LOM Financial Limited’s 2015 Financial Results

April 29, 2016

In a filing with the Bermuda Stock Exchange LOM Financial Limited announced the financial results to fiscal year end 31 December 2015. In a letter to shareholders, the Company’s CEO stated:

To our Shareholders:

LOM remains focused on growing our discretionary asset management division. Over 2015 our asset management revenues rose 15% and I am pleased to again report that the performance of all of our mutual funds has been very good. In 2015 our USD Fixed Income Fund, Euro Fixed Income Fund and Stable Income Fund each achieved exceptional rankings of 4 stars each by Morningstar Inc., an independent rating agency.

Over the past five years, our LOM Global Equity Fund has returned a total 25.99% for our investors, or an average of 4.73% annually while the Bloomberg Global Equity Offshore Universe of our peer group competitors returned 11.37%, or just 2.18% annually for the same period. Likewise, our LOM Balanced Fund has returned 4.49% versus a negative 3.26% for our peer group competitors.

The group continues its transition to a more revenue stable business. Though we have strict controls on costs, we have continued to invest in our staff, our IT systems and processes to give customers the best possible service and security while increasing efficiencies.

As a result our operations have become very scalable without significant marginal costs.

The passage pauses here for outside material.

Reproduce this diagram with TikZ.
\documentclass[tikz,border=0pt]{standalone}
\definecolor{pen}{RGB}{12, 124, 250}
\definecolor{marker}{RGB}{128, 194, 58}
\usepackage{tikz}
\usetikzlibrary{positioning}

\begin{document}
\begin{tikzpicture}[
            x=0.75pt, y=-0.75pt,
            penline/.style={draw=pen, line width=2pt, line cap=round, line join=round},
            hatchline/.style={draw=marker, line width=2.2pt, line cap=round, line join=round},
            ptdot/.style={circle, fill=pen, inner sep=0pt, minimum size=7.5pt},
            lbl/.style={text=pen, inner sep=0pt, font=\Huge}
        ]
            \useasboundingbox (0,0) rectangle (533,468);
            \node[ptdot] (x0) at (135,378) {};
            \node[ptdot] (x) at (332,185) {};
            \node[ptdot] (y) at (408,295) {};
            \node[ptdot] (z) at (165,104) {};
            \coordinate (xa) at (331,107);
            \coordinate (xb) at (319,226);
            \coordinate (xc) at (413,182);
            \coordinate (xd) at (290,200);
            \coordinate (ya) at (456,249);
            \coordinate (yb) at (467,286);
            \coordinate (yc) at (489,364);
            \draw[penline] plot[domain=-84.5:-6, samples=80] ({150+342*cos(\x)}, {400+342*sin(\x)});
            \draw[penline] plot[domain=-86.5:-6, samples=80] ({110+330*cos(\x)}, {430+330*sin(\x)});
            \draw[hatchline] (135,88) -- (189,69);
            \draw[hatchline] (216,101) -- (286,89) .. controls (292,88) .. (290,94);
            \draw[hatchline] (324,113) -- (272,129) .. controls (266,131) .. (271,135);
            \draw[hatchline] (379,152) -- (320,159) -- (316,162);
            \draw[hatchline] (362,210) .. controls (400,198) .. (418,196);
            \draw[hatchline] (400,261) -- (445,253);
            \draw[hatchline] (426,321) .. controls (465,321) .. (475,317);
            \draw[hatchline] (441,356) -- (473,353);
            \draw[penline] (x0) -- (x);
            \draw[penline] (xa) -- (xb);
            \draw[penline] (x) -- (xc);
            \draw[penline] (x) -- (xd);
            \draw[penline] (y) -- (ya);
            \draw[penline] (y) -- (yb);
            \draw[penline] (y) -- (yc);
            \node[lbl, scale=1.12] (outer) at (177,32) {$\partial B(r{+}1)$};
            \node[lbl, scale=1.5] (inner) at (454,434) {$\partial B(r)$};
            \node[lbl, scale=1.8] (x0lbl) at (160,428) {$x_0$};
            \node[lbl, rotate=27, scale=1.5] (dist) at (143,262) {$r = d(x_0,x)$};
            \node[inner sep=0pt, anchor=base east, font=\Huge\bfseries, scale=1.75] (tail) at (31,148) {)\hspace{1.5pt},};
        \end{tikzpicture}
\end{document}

Additionally we have concentrated resources on expanding and deepening our corporate governance, internal audit and compliance regimes in order to meet and exceed the best practice regulatory environment in our jurisdictions.

In 2015 we showed a profit of $141,528 or 2.3 cents per share, a reduction from the $306,891 reported in 2014. This was mainly due to a 14% drop in our brokerage revenues and a write down of our level three securities totaling $147,000. Without the write down of these long term investments, our net profit would have declined about 6%.

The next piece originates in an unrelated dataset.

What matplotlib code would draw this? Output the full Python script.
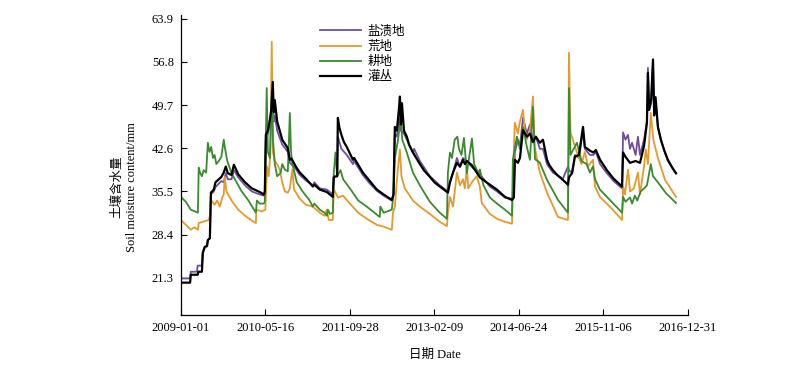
import matplotlib
matplotlib.use('Agg')
import matplotlib.pyplot as plt

plt.rcParams['font.family'] = ['Liberation Serif', 'Noto Sans CJK SC']
plt.rcParams['font.size'] = 9

# day index (days since 2009-01-01) and soil moisture (mm)
black_day = [0, 55, 59, 100, 104, 125, 130, 142, 155, 160, 172, 178, 195, 205, 225, 240, 254, 266, 278, 300,
             314, 340, 380, 420, 467, 491, 497, 503, 515, 527, 535, 544, 550, 556, 570, 600, 633, 645, 655, 680,
             704, 740, 781, 790, 822, 864, 899, 905, 925, 929, 938, 950, 965, 982, 1018, 1025, 1077, 1118, 1160, 1200,
             1248, 1258, 1266, 1278, 1290, 1296, 1302, 1308, 1320, 1337, 1350, 1373, 1414, 1440, 1473, 1500, 1532, 1580, 1592, 1610,
             1633, 1651, 1669, 1680, 1692, 1722, 1769, 1828, 1870, 1917, 1959, 1970, 1976, 1994, 2006, 2024, 2047, 2065, 2083, 2100,
             2124, 2142, 2166, 2180, 2201, 2230, 2260, 2290, 2296, 2314, 2331, 2355, 2379, 2390, 2420, 2440, 2455, 2480, 2520, 2560,
             2610, 2616, 2630, 2657, 2690, 2716, 2740, 2757, 2763, 2770, 2782, 2793, 2800, 2808, 2822, 2840, 2860, 2881, 2905, 2929]
black_val = [20.5, 20.5, 21.8, 21.8, 22.3, 22.3, 25.4, 26.4, 26.5, 27.5, 27.8, 35.3, 35.8, 37.0, 37.5, 37.9, 38.6, 39.6, 38.5, 38.2,
             39.9, 38.3, 37.0, 36.0, 35.4, 35.0, 35.5, 44.8, 45.5, 47.3, 49.0, 53.5, 48.5, 50.5, 47.0, 44.0, 42.6, 40.7, 40.9, 39.6,
             38.6, 37.6, 36.3, 36.6, 35.8, 35.4, 34.6, 37.9, 38.0, 47.6, 46.0, 44.8, 43.6, 42.8, 40.7, 41.0, 38.6, 37.2, 35.8, 35.0,
             34.1, 35.0, 46.1, 45.5, 49.0, 51.1, 46.5, 50.0, 45.5, 44.5, 43.2, 41.9, 40.0, 38.9, 37.9, 37.0, 36.3, 35.3, 37.0, 38.6,
             40.2, 39.6, 40.7, 40.0, 40.5, 39.8, 37.8, 36.6, 35.8, 34.6, 34.1, 34.5, 40.7, 40.2, 41.0, 45.6, 44.5, 45.0, 43.6, 44.5,
             43.5, 44.0, 40.7, 39.8, 39.0, 38.1, 37.4, 36.6, 37.8, 38.5, 41.2, 41.5, 46.1, 42.8, 42.2, 41.9, 42.3, 40.7, 39.0, 37.6,
             36.3, 41.9, 41.2, 40.2, 40.5, 40.2, 43.0, 46.8, 55.0, 48.9, 50.6, 57.2, 48.0, 51.0, 46.1, 44.0, 42.2, 40.7, 39.5, 38.5]

purple_day = [0, 55, 59, 95, 100, 125, 130, 142, 155, 160, 172, 178, 195, 205, 225, 240, 254, 266, 278, 300,
              314, 340, 380, 420, 467, 491, 497, 503, 515, 527, 535, 544, 550, 556, 570, 600, 633, 645, 680, 704,
              740, 781, 790, 822, 864, 899, 905, 925, 929, 950, 982, 1018, 1025, 1077, 1118, 1160, 1200, 1248, 1258, 1266,
              1278, 1290, 1296, 1302, 1320, 1337, 1373, 1380, 1414, 1473, 1532, 1580, 1592, 1610, 1633, 1651, 1669, 1692, 1722, 1769,
              1828, 1870, 1917, 1959, 1970, 1976, 1994, 2006, 2024, 2047, 2065, 2083, 2100, 2124, 2142, 2166, 2201, 2260, 2290, 2296,
              2314, 2331, 2355, 2379, 2390, 2420, 2440, 2455, 2480, 2520, 2560, 2610, 2616, 2630, 2645, 2657, 2669, 2690, 2704, 2716,
              2740, 2757, 2763, 2770, 2782, 2793, 2800, 2808, 2822, 2840, 2881, 2929]
purple_val = [21.2, 21.2, 22.3, 22.3, 23.3, 23.3, 25.4, 26.4, 26.5, 27.5, 27.8, 35.0, 35.5, 36.2, 36.8, 37.2, 37.0, 38.5, 37.5, 37.5,
              39.0, 37.8, 36.5, 35.5, 35.0, 34.8, 35.2, 44.0, 45.0, 46.5, 47.0, 50.0, 47.0, 48.0, 45.5, 43.2, 42.0, 40.2, 39.2, 38.2,
              37.3, 36.5, 37.0, 36.0, 35.8, 35.0, 37.9, 38.0, 44.5, 42.5, 41.5, 40.0, 40.5, 38.2, 36.8, 35.6, 34.8, 34.0, 35.0, 45.0,
              44.5, 47.5, 47.0, 45.5, 45.0, 44.0, 41.9, 42.5, 40.5, 38.0, 36.5, 35.5, 37.0, 38.6, 41.0, 39.5, 41.0, 40.5, 39.5, 38.3,
              36.3, 35.5, 34.5, 34.3, 35.0, 42.0, 44.0, 43.0, 47.6, 45.0, 46.5, 44.0, 44.5, 42.5, 42.5, 40.0, 38.6, 37.6, 39.6, 39.0,
              38.5, 41.5, 41.0, 45.5, 42.5, 41.5, 41.5, 42.0, 40.0, 38.5, 37.2, 36.0, 45.2, 44.0, 44.8, 42.5, 43.5, 41.5, 44.5, 41.5,
              44.0, 47.0, 55.8, 48.9, 50.0, 56.5, 48.0, 50.5, 46.1, 43.8, 40.5, 38.4]

green_day = [0, 30, 59, 101, 106, 115, 125, 135, 150, 160, 170, 180, 190, 200, 210, 225, 240, 254, 262, 275,
             300, 330, 360, 400, 444, 450, 467, 491, 497, 503, 508, 515, 527, 538, 545, 556, 570, 590, 600, 615,
             633, 645, 652, 660, 686, 720, 760, 781, 790, 822, 850, 864, 870, 882, 899, 905, 915, 925, 945, 960,
             1000, 1050, 1100, 1177, 1180, 1200, 1248, 1258, 1266, 1285, 1300, 1310, 1337, 1373, 1414, 1473, 1532, 1574, 1580, 1592,
             1604, 1620, 1636, 1645, 1660, 1675, 1692, 1722, 1735, 1760, 1769, 1790, 1828, 1870, 1917, 1959, 1964, 1988, 2006, 2024,
             2047, 2065, 2083, 2095, 2124, 2166, 2231, 2290, 2296, 2305, 2343, 2370, 2400, 2420, 2438, 2450, 2479, 2538, 2610, 2616,
             2630, 2657, 2669, 2686, 2700, 2720, 2740, 2757, 2780, 2793, 2822, 2870, 2929]
green_val = [34.6, 33.8, 32.5, 32.0, 39.4, 38.5, 38.0, 39.0, 38.6, 43.5, 42.0, 42.8, 41.0, 41.5, 40.0, 40.5, 41.2, 44.0, 42.5, 40.5,
             38.5, 37.0, 35.5, 34.0, 32.0, 34.0, 33.5, 33.5, 33.8, 44.0, 52.5, 42.0, 41.0, 52.0, 44.0, 40.0, 38.0, 38.5, 40.0, 39.1,
             38.8, 48.4, 42.0, 40.0, 37.0, 35.5, 34.1, 33.0, 33.5, 32.5, 32.0, 31.5, 32.5, 31.8, 32.0, 38.6, 41.9, 38.0, 39.0, 37.5,
             36.0, 34.0, 33.0, 31.3, 33.0, 32.0, 32.5, 35.0, 41.0, 44.0, 47.6, 44.0, 41.9, 38.6, 36.5, 33.8, 32.0, 31.0, 38.6, 41.9,
             41.0, 44.0, 44.5, 42.5, 41.5, 44.3, 38.5, 44.2, 40.0, 38.5, 39.1, 36.5, 34.5, 33.5, 32.5, 31.5, 40.7, 44.5, 42.5, 46.1,
             42.8, 40.7, 49.4, 40.8, 40.2, 37.4, 34.1, 32.0, 52.5, 41.5, 43.5, 40.5, 40.0, 38.6, 39.6, 37.5, 35.8, 34.1, 32.0, 34.6,
             33.8, 34.5, 33.5, 34.8, 34.0, 35.5, 36.0, 36.5, 40.0, 38.0, 37.0, 35.2, 33.6]

orange_day = [0, 30, 59, 80, 101, 106, 130, 165, 172, 178, 200, 215, 231, 245, 254, 260, 270, 300, 340, 380,
              420, 444, 447, 480, 500, 510, 520, 530, 538, 545, 556, 570, 586, 600, 615, 633, 645, 660, 670, 704,
              740, 781, 822, 850, 864, 875, 899, 905, 930, 960, 1000, 1049, 1100, 1160, 1200, 1248, 1255, 1266, 1280, 1296,
              1305, 1325, 1373, 1414, 1473, 1532, 1574, 1580, 1592, 1610, 1633, 1651, 1669, 1680, 1692, 1700, 1722, 1750, 1769, 1780,
              1828, 1870, 1917, 1959, 1970, 1976, 1994, 2006, 2024, 2035, 2047, 2065, 2083, 2092, 2124, 2166, 2231, 2290, 2296, 2305,
              2343, 2370, 2390, 2408, 2438, 2450, 2479, 2538, 2610, 2616, 2627, 2645, 2657, 2680, 2704, 2716, 2740, 2750, 2763, 2780,
              2795, 2822, 2864, 2929]
orange_val = [30.8, 30.0, 29.2, 29.6, 29.2, 30.3, 30.5, 30.8, 31.5, 34.1, 33.3, 34.0, 33.0, 34.5, 35.0, 37.9, 35.5, 34.0, 32.5, 31.5,
              30.7, 30.3, 32.5, 32.2, 32.5, 39.6, 38.0, 42.0, 60.1, 41.9, 40.5, 40.0, 39.0, 37.0, 35.5, 35.3, 36.0, 39.1, 35.8, 34.3,
              33.3, 33.0, 32.0, 31.5, 32.5, 30.8, 30.8, 35.8, 34.5, 34.8, 33.5, 32.0, 31.0, 30.0, 29.7, 29.2, 32.0, 33.0, 38.0, 42.4,
              38.0, 36.0, 34.0, 33.0, 31.8, 30.5, 29.8, 32.0, 34.6, 33.0, 38.6, 36.5, 37.5, 36.0, 39.6, 36.0, 37.0, 38.0, 36.3, 33.6,
              31.8, 31.0, 30.5, 30.2, 42.4, 46.8, 45.0, 47.0, 48.9, 45.5, 44.0, 45.5, 51.1, 43.0, 38.6, 35.3, 31.3, 30.8, 58.3, 45.2,
              41.9, 40.0, 42.0, 39.6, 40.7, 36.3, 34.6, 33.0, 30.8, 36.3, 35.0, 39.1, 35.5, 36.0, 38.6, 35.0, 39.6, 42.4, 40.0, 48.4,
              44.0, 41.0, 37.4, 34.6]

tick_pos = [0, 500, 1000, 1500, 2000, 2500, 3000]
tick_labels = ['2009-01-01', '2010-05-16', '2011-09-28', '2013-02-09', '2014-06-24', '2015-11-06', '2016-12-31']
y_ticks = [21.3, 28.4, 35.5, 42.6, 49.7, 56.8, 63.9]

fig = plt.figure(figsize=(8, 3.67), dpi=100)
ax = fig.add_axes([0.226, 0.142, 0.634, 0.817])

ax.plot(purple_day, purple_val, color='#6f4ea0', lw=1.3, label='盐渍地')
ax.plot(orange_day, orange_val, color='#e49a2e', lw=1.3, label='荒地')
ax.plot(green_day, green_val, color='#3b8a30', lw=1.3, label='耕地')
ax.plot(black_day, black_val, color='black', lw=1.6, label='灌丛')

ax.set_xlim(0, 3000)
ax.set_ylim(15.2, 64.5)
ax.set_xticks(tick_pos)
ax.set_xticklabels(tick_labels)
ax.set_yticks(y_ticks)
ax.set_yticklabels([f'{v:.1f}' for v in y_ticks])
ax.tick_params(direction='in', length=4, width=0.8, labelsize=9, pad=5)
ax.spines['top'].set_visible(False)
ax.spines['right'].set_visible(False)
for s in ['left', 'bottom']:
    ax.spines[s].set_linewidth(0.9)

ax.set_xlabel('日期 Date', fontsize=9, labelpad=11)
fig.text(0.147, 0.49, '土壤含水量', rotation=90, ha='center', va='center', fontsize=9)
fig.text(0.165, 0.49, 'Soil moisture content/mm', rotation=90, ha='center', va='center', fontsize=9)

ax.legend(loc='upper left', bbox_to_anchor=(0.26, 0.99), frameon=False, fontsize=9,
          handlelength=3.3, labelspacing=0.25, handletextpad=0.5, borderaxespad=0.2)

fig.savefig('out.png', dpi=100)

Our exposure to securities brokerage activity has continued to mean our revenues are highly volatile. Though we are finding it very difficult to recruit or train successful new financial advisors, we continue to invest in head hunters in order to identify and propose suitable candidates.

The Financial Market Environment

As outlined in my letter last year, our concerns about 2015 proved well founded. Challenged by the prospect of a normalization of interest rates in the US and concerns about growth in Europe and China, with the former struggling to avoid deflation, and the latter trying to engineer a transition in their economy from an export-led industrial base to a consumer and services base, 2015 brought volatility and little to no return in the major stock markets.

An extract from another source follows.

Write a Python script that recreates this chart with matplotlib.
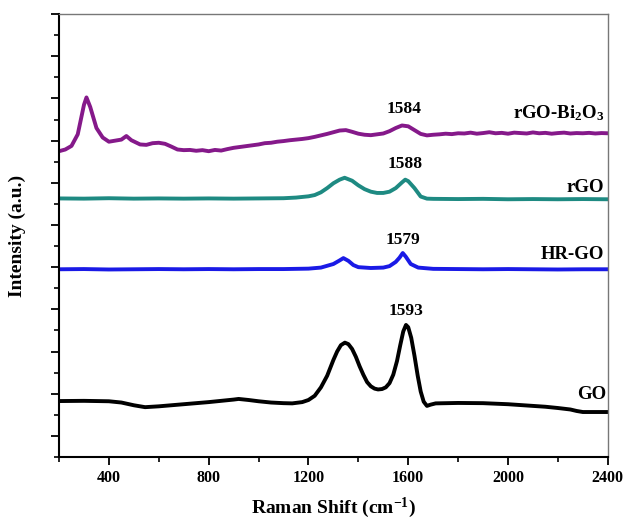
import matplotlib
matplotlib.use("Agg")
import matplotlib.pyplot as plt
from matplotlib.ticker import MultipleLocator

plt.rcParams['font.family'] = ['Liberation Serif', 'DejaVu Serif']
plt.rcParams['font.weight'] = 'bold'
plt.rcParams['mathtext.fontset'] = 'custom'
plt.rcParams['mathtext.rm'] = 'Liberation Serif:bold'
plt.rcParams['mathtext.it'] = 'Liberation Serif:bold'
plt.rcParams['mathtext.bf'] = 'Liberation Serif:bold'

# GO
go_x = [200, 300, 400, 450, 500, 545, 600, 700, 800, 900, 920, 960, 1000, 1050,
        1100, 1135, 1175, 1200, 1225, 1250, 1275, 1290, 1300, 1315, 1330, 1346,
        1360, 1375, 1390, 1405, 1420, 1435, 1450, 1465, 1479, 1495, 1510, 1525,
        1540, 1555, 1568, 1580, 1591, 1600, 1612, 1625, 1638, 1650, 1662, 1675,
        1690, 1710, 1800, 1900, 2000, 2100, 2150, 2200, 2250, 2275, 2300, 2400]
go_y = [2.65, 2.66, 2.64, 2.58, 2.45, 2.36, 2.40, 2.50, 2.60, 2.72, 2.75, 2.70,
        2.64, 2.58, 2.55, 2.54, 2.60, 2.70, 2.90, 3.30, 3.85, 4.30, 4.60, 5.00,
        5.30, 5.42, 5.35, 5.12, 4.75, 4.30, 3.90, 3.55, 3.35, 3.24, 3.20, 3.22,
        3.30, 3.50, 3.90, 4.55, 5.30, 5.95, 6.26, 6.15, 5.65, 4.80, 3.85, 3.10,
        2.62, 2.42, 2.48, 2.54, 2.56, 2.55, 2.50, 2.42, 2.38, 2.32, 2.25, 2.18,
        2.13, 2.13]

# HR-GO
hrgo_x = [200, 300, 400, 500, 600, 700, 800, 900, 1000, 1100, 1200, 1250, 1300,
          1325, 1340, 1360, 1380, 1400, 1450, 1500, 1525, 1550, 1565, 1578, 1590,
          1610, 1640, 1700, 1800, 1900, 2000, 2100, 2200, 2300, 2400]
hrgo_y = [8.90, 8.91, 8.89, 8.90, 8.91, 8.90, 8.91, 8.90, 8.91, 8.91, 8.93, 8.98,
          9.15, 9.32, 9.43, 9.30, 9.10, 9.00, 8.96, 8.98, 9.05, 9.25, 9.45, 9.67,
          9.50, 9.15, 8.98, 8.92, 8.91, 8.90, 8.91, 8.90, 8.89, 8.90, 8.90]

# rGO
rgo_x = [200, 300, 400, 500, 600, 700, 800, 900, 1000, 1100, 1150, 1200, 1225,
         1250, 1275, 1300, 1325, 1345, 1375, 1400, 1425, 1450, 1475, 1500, 1525,
         1550, 1575, 1588, 1600, 1625, 1650, 1675, 1700, 1800, 1900, 2000, 2100,
         2200, 2300, 2400]
rgo_y = [12.26, 12.25, 12.27, 12.25, 12.26, 12.25, 12.26, 12.25, 12.26, 12.27,
         12.30, 12.36, 12.42, 12.55, 12.75, 12.98, 13.15, 13.24, 13.10, 12.88,
         12.70, 12.58, 12.52, 12.52, 12.58, 12.75, 13.02, 13.15, 13.08, 12.75,
         12.35, 12.25, 12.24, 12.23, 12.24, 12.22, 12.23, 12.22, 12.23, 12.22]

# rGO-Bi2O3
bi_x = [200, 225, 250, 275, 300, 310, 325, 350, 375, 400, 425, 450, 470, 490,
        525, 550, 575, 600, 625, 650, 675, 700, 725, 750, 775, 800, 825, 850,
        875, 900, 925, 950, 975, 1000, 1025, 1050, 1075, 1100, 1125, 1150, 1175,
        1200, 1225, 1250, 1275, 1300, 1325, 1350, 1375, 1400, 1425, 1450, 1475,
        1500, 1525, 1550, 1575, 1600, 1625, 1650, 1675, 1700, 1725, 1750, 1775,
        1800, 1825, 1850, 1875, 1900, 1925, 1950, 1975, 2000, 2025, 2050, 2075,
        2100, 2125, 2150, 2175, 2200, 2225, 2250, 2275, 2300, 2325, 2350, 2375,
        2400]
bi_y = [14.50, 14.58, 14.75, 15.30, 16.70, 17.05, 16.60, 15.60, 15.15, 14.95,
        15.00, 15.05, 15.22, 15.02, 14.82, 14.80, 14.88, 14.90, 14.85, 14.72,
        14.58, 14.55, 14.56, 14.52, 14.55, 14.50, 14.56, 14.53, 14.60, 14.66,
        14.70, 14.74, 14.78, 14.82, 14.88, 14.90, 14.95, 14.98, 15.02, 15.05,
        15.08, 15.12, 15.18, 15.25, 15.32, 15.40, 15.48, 15.50, 15.42, 15.33,
        15.28, 15.26, 15.30, 15.34, 15.45, 15.60, 15.72, 15.68, 15.50, 15.32,
        15.25, 15.28, 15.30, 15.33, 15.31, 15.35, 15.34, 15.38, 15.33, 15.36,
        15.40, 15.35, 15.37, 15.33, 15.38, 15.36, 15.34, 15.39, 15.35, 15.37,
        15.33, 15.36, 15.38, 15.34, 15.36, 15.35, 15.37, 15.34, 15.36, 15.35]

fig = plt.figure(figsize=(6.24, 5.24), dpi=100)
ax = fig.add_axes([0.0946, 0.128, 0.8794, 0.845])

ax.plot(go_x, go_y, color='black', lw=2.8)
ax.plot(hrgo_x, hrgo_y, color='#1a1ae6', lw=2.8)
ax.plot(rgo_x, rgo_y, color='#1e8a82', lw=2.8)
ax.plot(bi_x, bi_y, color='#85198a', lw=2.8)

ax.set_xlim(200, 2400)
ax.set_ylim(0, 21)
ax.xaxis.set_major_locator(MultipleLocator(400))
ax.xaxis.set_minor_locator(MultipleLocator(200))
ax.set_xticks([400, 800, 1200, 1600, 2000, 2400])
ax.yaxis.set_major_locator(MultipleLocator(2, offset=1))
ax.yaxis.set_minor_locator(MultipleLocator(2))
ax.set_yticklabels([])
ax.tick_params(which='major', direction='out', length=6, width=1.3, labelsize=11.5)
ax.tick_params(which='minor', direction='out', length=3.5, width=1.2)

for s in ['top', 'right']:
    ax.spines[s].set_color('#777777')
    ax.spines[s].set_linewidth(1.0)
for s in ['left', 'bottom']:
    ax.spines[s].set_linewidth(1.5)

ax.set_xlabel(r'Raman Shift (cm$^{-1}$)', fontsize=14, fontweight='bold', labelpad=7)
ax.set_ylabel('Intensity (a.u.)', fontsize=14, fontweight='bold', labelpad=14)

fs = 12.5
ns = 13.5
ax.text(1584, 16.5, '1584', ha='center', va='center', fontsize=fs)
ax.text(2385, 16.3, r'rGO-Bi$_2$O$_3$', ha='right', va='center', fontsize=ns)
ax.text(1588, 13.9, '1588', ha='center', va='center', fontsize=fs)
ax.text(2385, 12.8, 'rGO', ha='right', va='center', fontsize=ns)
ax.text(1579, 10.3, '1579', ha='center', va='center', fontsize=fs)
ax.text(2385, 9.6, 'HR-GO', ha='right', va='center', fontsize=ns)
ax.text(1593, 6.9, '1593', ha='center', va='center', fontsize=fs)
ax.text(2395, 2.95, 'GO', ha='right', va='center', fontsize=ns)

fig.savefig('out.png', dpi=100)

In 2015 the US market as measured by the S&P 500 slipped 1%, the UK as measured by the FTSE 100 declined 5%, the Eurozone as measured by the EURO STOX 50 advanced 3.8%, and Japan rose 9.1%. The Hang Seng index declined 7.2%, however the Shanghai Composite rose 9.4% over the year.

For LOM, these are the highlights during 2015.

Revenues had the following year-on-year changes:

  • Management and advisory fee revenues rose 15% to $2.895 million [39% of revenues].
  • Broking fees fell 14.2% to $2.260 million [31% of revenues].
  • Fees from corporate finance work fell 43% to $76,244 [1% of revenues].
  • Foreign Exchange revenues fell 2% to $210,444 [2.8% of revenues].
  • Net interest earnings slipped 5% to $680,858 [9.2% of revenues].
  • Gain on securities held in inventory swung to a loss of $50,536
  • Total revenues fell 0.2% to $7,365,188.

Costs for the group had the following year-on-year changes:

  • Operating costs, ex commission payments, rose 1%
  • Employee expenses rose 2.4% as staff were increased in compliance.
  • Total operating expenses rose 2%.

On other financial measures:

  • LOM’s assets under administration were $635 million as of 31st December 2015 as compared to $615 million in assets at the end of 2014.
  • LOM remains in a strong financial position with net equity of $16.52 million and no debt.
  • LOM increased its cash and equivalents to $4.48 million, representing 27% of shareholder equity.
  • LOM’s book value as at 31st December 2015 was $2.74 per share.

As business activity remains subdued, the Board of Directors of LOM have decided not to pay a dividend.

Our current share price on the Bermuda Stock Exchange is $2.30, which equates to 84% of LOM’s book value as at 31st December 2015.

The Board has given approval for LOM to continue to buy back shares for cancellation for a total not to exceed 200,000 shares. Over the whole of 2015, the Company purchased for cancellation 38,120 shares.

As always, I would like to express appreciation and thanks to our customers for their business and the employees at LOM for their dedication and professionalism.